Plotting code records:
- - -
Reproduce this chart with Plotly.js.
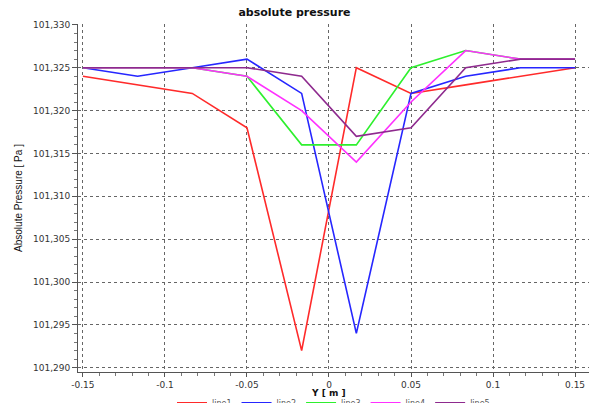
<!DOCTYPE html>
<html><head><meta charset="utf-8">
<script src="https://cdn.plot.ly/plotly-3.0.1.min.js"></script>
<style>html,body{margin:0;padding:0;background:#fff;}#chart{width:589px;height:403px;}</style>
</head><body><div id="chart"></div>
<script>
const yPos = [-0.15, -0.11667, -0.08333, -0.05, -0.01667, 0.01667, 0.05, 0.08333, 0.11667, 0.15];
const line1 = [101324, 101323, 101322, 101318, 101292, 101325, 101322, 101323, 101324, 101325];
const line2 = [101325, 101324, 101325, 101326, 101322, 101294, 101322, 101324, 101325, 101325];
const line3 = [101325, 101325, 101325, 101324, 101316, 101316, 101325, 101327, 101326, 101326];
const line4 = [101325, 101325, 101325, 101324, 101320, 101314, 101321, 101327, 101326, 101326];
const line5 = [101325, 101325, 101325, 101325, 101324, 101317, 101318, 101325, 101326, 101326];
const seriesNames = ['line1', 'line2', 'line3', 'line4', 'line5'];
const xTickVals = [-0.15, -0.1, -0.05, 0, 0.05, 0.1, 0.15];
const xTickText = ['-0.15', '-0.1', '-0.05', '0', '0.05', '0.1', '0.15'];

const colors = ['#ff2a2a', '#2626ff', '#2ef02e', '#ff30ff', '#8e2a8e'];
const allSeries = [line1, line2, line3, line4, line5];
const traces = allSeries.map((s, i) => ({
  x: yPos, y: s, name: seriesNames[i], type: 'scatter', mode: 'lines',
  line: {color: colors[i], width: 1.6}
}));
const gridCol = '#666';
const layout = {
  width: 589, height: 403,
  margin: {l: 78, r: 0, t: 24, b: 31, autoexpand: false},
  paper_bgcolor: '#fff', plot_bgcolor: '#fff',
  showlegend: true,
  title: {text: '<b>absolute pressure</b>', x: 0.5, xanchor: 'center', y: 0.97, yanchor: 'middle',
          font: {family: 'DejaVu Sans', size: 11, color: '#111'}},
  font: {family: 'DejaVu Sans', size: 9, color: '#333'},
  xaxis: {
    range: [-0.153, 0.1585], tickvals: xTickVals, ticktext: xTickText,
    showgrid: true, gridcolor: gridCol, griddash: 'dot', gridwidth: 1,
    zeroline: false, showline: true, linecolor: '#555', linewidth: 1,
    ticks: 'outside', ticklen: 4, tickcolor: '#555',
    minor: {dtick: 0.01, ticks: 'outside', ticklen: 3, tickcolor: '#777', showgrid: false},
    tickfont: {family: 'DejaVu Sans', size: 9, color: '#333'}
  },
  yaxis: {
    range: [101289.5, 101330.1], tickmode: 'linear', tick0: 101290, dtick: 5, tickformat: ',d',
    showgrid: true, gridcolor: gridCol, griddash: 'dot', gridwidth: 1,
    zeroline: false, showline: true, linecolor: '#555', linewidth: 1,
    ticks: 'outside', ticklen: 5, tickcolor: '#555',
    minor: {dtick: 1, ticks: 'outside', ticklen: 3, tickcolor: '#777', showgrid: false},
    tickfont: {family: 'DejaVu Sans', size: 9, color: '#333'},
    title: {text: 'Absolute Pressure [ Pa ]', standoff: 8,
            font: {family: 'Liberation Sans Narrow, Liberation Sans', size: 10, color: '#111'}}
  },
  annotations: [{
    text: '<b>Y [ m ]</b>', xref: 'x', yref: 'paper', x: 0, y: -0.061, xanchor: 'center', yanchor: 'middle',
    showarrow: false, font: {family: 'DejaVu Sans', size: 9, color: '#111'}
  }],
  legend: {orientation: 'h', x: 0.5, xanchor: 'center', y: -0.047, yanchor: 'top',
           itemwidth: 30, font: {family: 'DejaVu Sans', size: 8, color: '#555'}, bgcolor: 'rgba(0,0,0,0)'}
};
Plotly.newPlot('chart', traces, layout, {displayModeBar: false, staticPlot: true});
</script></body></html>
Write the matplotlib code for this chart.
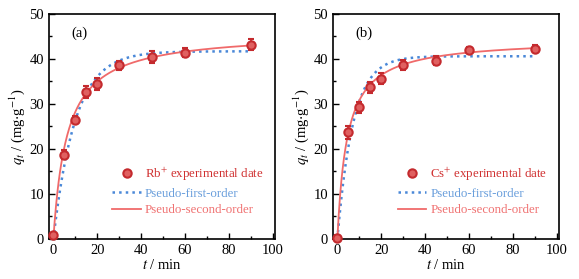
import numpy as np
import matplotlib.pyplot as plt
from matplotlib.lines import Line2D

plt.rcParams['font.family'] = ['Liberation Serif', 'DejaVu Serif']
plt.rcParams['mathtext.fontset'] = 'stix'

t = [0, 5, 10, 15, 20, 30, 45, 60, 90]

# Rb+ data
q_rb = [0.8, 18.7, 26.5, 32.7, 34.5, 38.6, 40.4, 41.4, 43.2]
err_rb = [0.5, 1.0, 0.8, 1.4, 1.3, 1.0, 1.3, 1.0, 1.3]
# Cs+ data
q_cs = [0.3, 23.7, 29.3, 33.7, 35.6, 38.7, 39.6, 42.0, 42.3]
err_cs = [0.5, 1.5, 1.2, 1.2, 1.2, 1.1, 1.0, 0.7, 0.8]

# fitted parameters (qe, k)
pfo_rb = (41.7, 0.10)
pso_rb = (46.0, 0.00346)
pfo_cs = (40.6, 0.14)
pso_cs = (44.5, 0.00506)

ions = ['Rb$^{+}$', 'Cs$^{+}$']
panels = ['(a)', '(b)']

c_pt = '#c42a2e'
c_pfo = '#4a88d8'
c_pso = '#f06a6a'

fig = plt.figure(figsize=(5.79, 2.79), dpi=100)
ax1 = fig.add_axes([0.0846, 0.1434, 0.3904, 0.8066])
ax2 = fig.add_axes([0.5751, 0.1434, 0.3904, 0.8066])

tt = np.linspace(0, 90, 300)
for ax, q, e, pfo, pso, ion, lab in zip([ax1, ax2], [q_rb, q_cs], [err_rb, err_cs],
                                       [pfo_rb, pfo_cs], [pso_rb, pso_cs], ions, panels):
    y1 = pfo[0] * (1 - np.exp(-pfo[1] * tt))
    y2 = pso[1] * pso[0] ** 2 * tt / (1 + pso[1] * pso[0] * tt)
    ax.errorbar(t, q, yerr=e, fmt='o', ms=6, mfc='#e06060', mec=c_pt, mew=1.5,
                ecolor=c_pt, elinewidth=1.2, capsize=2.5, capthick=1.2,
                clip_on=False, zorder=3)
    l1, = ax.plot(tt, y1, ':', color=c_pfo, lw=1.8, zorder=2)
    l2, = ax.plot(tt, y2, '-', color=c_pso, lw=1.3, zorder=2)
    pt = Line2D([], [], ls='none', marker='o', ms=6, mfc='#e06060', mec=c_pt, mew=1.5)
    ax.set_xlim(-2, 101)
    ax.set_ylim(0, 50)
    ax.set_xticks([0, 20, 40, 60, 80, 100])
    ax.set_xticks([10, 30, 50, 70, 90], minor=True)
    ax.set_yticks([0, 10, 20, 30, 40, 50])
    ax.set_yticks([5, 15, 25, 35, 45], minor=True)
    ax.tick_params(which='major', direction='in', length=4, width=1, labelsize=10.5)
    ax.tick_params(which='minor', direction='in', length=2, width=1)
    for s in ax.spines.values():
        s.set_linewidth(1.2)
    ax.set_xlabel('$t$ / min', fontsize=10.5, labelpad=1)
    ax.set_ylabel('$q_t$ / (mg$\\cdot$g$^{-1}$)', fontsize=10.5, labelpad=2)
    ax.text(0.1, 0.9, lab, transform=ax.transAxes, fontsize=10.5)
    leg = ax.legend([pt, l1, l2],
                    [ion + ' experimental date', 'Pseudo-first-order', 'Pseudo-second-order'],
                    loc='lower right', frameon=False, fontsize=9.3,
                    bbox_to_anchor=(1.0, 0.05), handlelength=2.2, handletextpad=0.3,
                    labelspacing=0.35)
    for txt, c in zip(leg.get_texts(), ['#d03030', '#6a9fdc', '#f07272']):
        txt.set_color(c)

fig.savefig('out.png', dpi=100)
- - -
Goal:
From the records above, transcribe exactly the lines starting at the one containing "Write the matplotlib code for this chart." and ending at the one containing "t = [0, 5, 10, 15, 20, 30, 45, 60, 90]". Skip the pictures.

Task result:
Write the matplotlib code for this chart.
import numpy as np
import matplotlib.pyplot as plt
from matplotlib.lines import Line2D

plt.rcParams['font.family'] = ['Liberation Serif', 'DejaVu Serif']
plt.rcParams['mathtext.fontset'] = 'stix'

t = [0, 5, 10, 15, 20, 30, 45, 60, 90]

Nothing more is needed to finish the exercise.